The Falcons needed a two-run home run in the bottom of the sixth inning to break a tie and defeat the Tornadoes in March.

PHOTOS: Crescenta Valley vs. Hoover girls’ softball

Less than a month later, the Falcons made sure to jump ahead early instead of allowing the Tornadoes to take a lead like they did the first time.

Crescenta Valley scored three runs in the third inning, but it was still close, as the Falcons withstood Tornadoes threats in the fourth and seventh innings en route to a 4-1 victory Thursday at Hoover.

The three Falcons runs in the third inning came on five hits, all on Hoover pitcher Breana Aguilera’s first pitch.

Hailey Cookson, batting leadoff for the Falcons (11-8-1, 7-2 in league), started the hitting barrage with a single to center field and Adela Alatraca followed with a perfectly placed bunt single that stopped between Aguilera and Tornadoes catcher Jenesy Gonzalez.

Tiffany Briscoe provided all of the runs the Falcons would need with a two-run single to left. Briscoe scored on Taylor Hill’s single to left, as Crescenta Valley — which defeated Hoover, 8-6, on March 28 — sent nine batters to the plate in the inning. Hill was two for three and Alatraca was two for four, with teammates Whitney Craig and Chloe Fairbrother also providing singles.

“We picked up on her pitches,” said Cookson, who scored on a single by her sister, Hannah Cookson, in the seventh inning. “We saw them better.”

Aguilera settled down after the third inning to retire nine of the next 10 batters, including perfect innings in the fourth and sixth.

“The third inning, she got the ball up a bit and wasn’t crisp in hitting her spots,” Tornadoes Coach Rich Henning said. “They keyed in on her first pitches.

“But she got the first batter out in every inning, except the last one. She pitched a good game.”

Aguilera pitched well in every inning but the third.

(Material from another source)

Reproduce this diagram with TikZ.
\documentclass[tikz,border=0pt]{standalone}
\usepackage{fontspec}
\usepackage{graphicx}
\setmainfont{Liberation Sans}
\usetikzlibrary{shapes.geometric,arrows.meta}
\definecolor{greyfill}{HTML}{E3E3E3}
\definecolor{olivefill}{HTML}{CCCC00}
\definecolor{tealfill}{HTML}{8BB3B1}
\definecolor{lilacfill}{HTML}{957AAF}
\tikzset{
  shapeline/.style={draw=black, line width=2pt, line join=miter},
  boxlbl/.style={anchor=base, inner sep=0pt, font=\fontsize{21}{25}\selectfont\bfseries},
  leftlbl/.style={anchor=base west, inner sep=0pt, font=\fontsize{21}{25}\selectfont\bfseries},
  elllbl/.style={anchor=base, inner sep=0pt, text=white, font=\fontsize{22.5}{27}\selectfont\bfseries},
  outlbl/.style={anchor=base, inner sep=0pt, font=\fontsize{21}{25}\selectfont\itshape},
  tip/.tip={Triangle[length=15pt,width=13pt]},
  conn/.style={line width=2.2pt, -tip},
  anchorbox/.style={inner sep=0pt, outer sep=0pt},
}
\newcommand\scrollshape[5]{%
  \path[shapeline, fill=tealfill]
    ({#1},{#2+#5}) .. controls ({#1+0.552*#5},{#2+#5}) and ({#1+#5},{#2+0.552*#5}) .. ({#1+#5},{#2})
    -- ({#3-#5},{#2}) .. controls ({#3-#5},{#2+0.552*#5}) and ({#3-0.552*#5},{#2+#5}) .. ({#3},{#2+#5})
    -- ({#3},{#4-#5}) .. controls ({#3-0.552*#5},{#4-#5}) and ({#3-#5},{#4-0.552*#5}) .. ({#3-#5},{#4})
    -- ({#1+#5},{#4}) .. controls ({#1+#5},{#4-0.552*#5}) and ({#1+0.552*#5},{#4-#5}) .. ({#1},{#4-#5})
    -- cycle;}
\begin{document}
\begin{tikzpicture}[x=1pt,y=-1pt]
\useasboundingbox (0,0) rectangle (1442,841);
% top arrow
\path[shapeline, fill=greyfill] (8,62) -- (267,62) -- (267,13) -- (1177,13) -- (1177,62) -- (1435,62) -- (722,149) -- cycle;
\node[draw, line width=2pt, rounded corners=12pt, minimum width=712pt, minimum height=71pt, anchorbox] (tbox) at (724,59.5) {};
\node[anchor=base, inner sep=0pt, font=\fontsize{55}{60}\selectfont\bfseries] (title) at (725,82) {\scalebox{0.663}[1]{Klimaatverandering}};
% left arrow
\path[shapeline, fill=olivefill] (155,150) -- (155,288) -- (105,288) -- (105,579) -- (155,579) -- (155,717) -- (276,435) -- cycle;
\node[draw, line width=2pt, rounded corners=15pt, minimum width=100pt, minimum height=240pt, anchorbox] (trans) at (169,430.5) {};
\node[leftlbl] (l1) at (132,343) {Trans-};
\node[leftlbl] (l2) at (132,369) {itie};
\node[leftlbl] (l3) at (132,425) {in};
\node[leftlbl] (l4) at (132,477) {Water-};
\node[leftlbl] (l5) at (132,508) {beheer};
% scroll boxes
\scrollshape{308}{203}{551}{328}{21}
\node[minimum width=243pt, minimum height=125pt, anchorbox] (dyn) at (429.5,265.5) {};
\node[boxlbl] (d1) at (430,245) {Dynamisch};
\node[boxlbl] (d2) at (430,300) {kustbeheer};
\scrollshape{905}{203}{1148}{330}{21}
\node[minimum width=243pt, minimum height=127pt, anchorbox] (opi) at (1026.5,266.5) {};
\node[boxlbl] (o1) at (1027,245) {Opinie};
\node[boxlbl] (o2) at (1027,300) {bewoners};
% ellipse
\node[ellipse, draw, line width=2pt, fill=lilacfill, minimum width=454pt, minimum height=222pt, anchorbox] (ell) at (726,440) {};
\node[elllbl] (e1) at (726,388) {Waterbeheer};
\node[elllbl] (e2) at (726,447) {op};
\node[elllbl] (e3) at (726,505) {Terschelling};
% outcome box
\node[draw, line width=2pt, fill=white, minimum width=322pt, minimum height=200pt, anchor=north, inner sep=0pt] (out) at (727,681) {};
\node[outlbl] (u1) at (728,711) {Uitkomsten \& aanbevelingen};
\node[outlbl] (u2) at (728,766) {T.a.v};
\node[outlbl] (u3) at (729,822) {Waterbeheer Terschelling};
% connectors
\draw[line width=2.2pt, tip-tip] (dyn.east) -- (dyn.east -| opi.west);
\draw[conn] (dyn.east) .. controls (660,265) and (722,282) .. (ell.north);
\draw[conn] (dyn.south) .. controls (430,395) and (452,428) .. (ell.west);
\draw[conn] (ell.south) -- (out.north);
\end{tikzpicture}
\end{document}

Crescenta Valley pitcher Olivia Thayer was effective in every inning.

She scattered six hits, walked two and struck out seven. The only run that the junior allowed was an unearned run that was scored by Kelly Crockett after a throwing error by the Falcons third baseman.

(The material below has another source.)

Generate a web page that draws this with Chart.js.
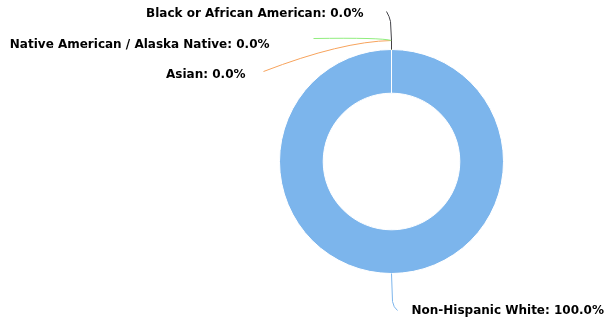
<!DOCTYPE html>
<html>
<head>
<meta charset="utf-8">
<script src="https://cdn.jsdelivr.net/npm/chart.js@4"></script>
<style>
  html, body { margin: 0; padding: 0; background: #ffffff; }
  #wrap { width: 606px; height: 331px; position: relative; }
</style>
</head>
<body>
<div id="wrap"><canvas id="raceChart"></canvas></div>
<script>
const categories = ['Non-Hispanic White', 'Black or African American', 'Native American / Alaska Native', 'Asian'];
const shares = [100.0, 0.0, 0.0, 0.0];
const colors = ['#7cb5ec', '#434348', '#90ed7d', '#f7a35c'];

// Draws outside labels with curved connectors, placed relative to the ring
const labelPlugin = {
    id: 'pieLabels',
    afterDatasetsDraw(chart) {
        const ctx = chart.ctx;
        const arc = chart.getDatasetMeta(0).data[0];
        const cx = arc.x, cy = arc.y, R = arc.outerRadius;
        const top = cy - R, bottom = cy + R;

        const layouts = [
            { tx: cx + 20, ty: bottom + 37.5, align: 'left',
              path: [[cx, bottom], [cx + 1, bottom + 28], [cx + 2, bottom + 34, cx + 6, bottom + 37]] },
            { tx: cx - 28, ty: top - 35.5, align: 'right',
              path: [[cx, top], [cx, top - 9], [cx - 1, top - 28], [cx - 2, top - 33, cx - 5, top - 38]] },
            { tx: cx - 122, ty: top - 4.5, align: 'right',
              path: [[cx, top], [cx, top - 9], [cx - 10, top - 12, cx - 78, top - 11]] },
            { tx: cx - 146, ty: top + 25.5, align: 'right',
              path: [[cx, top], [cx, top - 9], [cx - 50, top - 8, cx - 128, top + 22]] }
        ];

        ctx.save();
        ctx.lineWidth = 1;
        [3, 2, 1, 0].forEach(i => {
            const p = layouts[i].path;
            ctx.strokeStyle = colors[i];
            ctx.beginPath();
            ctx.moveTo(p[0][0], p[0][1]);
            for (let k = 1; k < p.length; k++) {
                if (p[k].length === 4) ctx.quadraticCurveTo(p[k][0], p[k][1], p[k][2], p[k][3]);
                else ctx.lineTo(p[k][0], p[k][1]);
            }
            ctx.stroke();
        });

        ctx.font = 'bold 12px "DejaVu Sans"';
        ctx.fillStyle = '#000000';
        ctx.textBaseline = 'middle';
        categories.forEach((name, i) => {
            const l = layouts[i];
            ctx.textAlign = l.align;
            ctx.fillText(`${name}: ${shares[i].toFixed(1)}%`, l.tx, l.ty);
        });
        ctx.restore();
    }
};

new Chart(document.getElementById('raceChart').getContext('2d'), {
    type: 'doughnut',
    data: {
        labels: categories,
        datasets: [{
            data: shares,
            backgroundColor: colors,
            borderColor: '#ffffff',
            borderWidth: 1
        }]
    },
    options: {
        responsive: true,
        maintainAspectRatio: false,
        animation: false,
        cutout: '61%',
        layout: { padding: { top: 49, bottom: 57, left: 279, right: 102 } },
        plugins: {
            legend: { display: false },
            tooltip: { enabled: false }
        }
    },
    plugins: [labelPlugin]
});
</script>
</body>
</html>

Hoover (5-9, 1-8) was just two for its first 12 with a runner on base and left nine runners on base, including seven in scoring position. Hoover left runners on second and third with one out in the fourth and runners at the corners in the seventh.

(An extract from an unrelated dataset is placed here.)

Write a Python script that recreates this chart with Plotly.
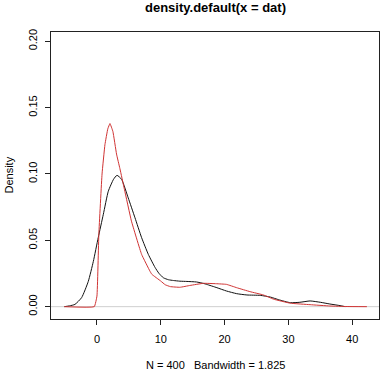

“We left too many runners on base,” Henning said. “You don’t win any games with leaving nine runners on base.”

Thayer was mentally strong, said Falcons assistant coach Ashleigh Viers-Gordillo.

“It’s a mental thing,” Viers-Gordillo said. “For [Thayer], it’s, ‘I didn’t get this one, let me go get the next one.’

“She knew what the hitters’ weaknesses were and she knew what she should throw.”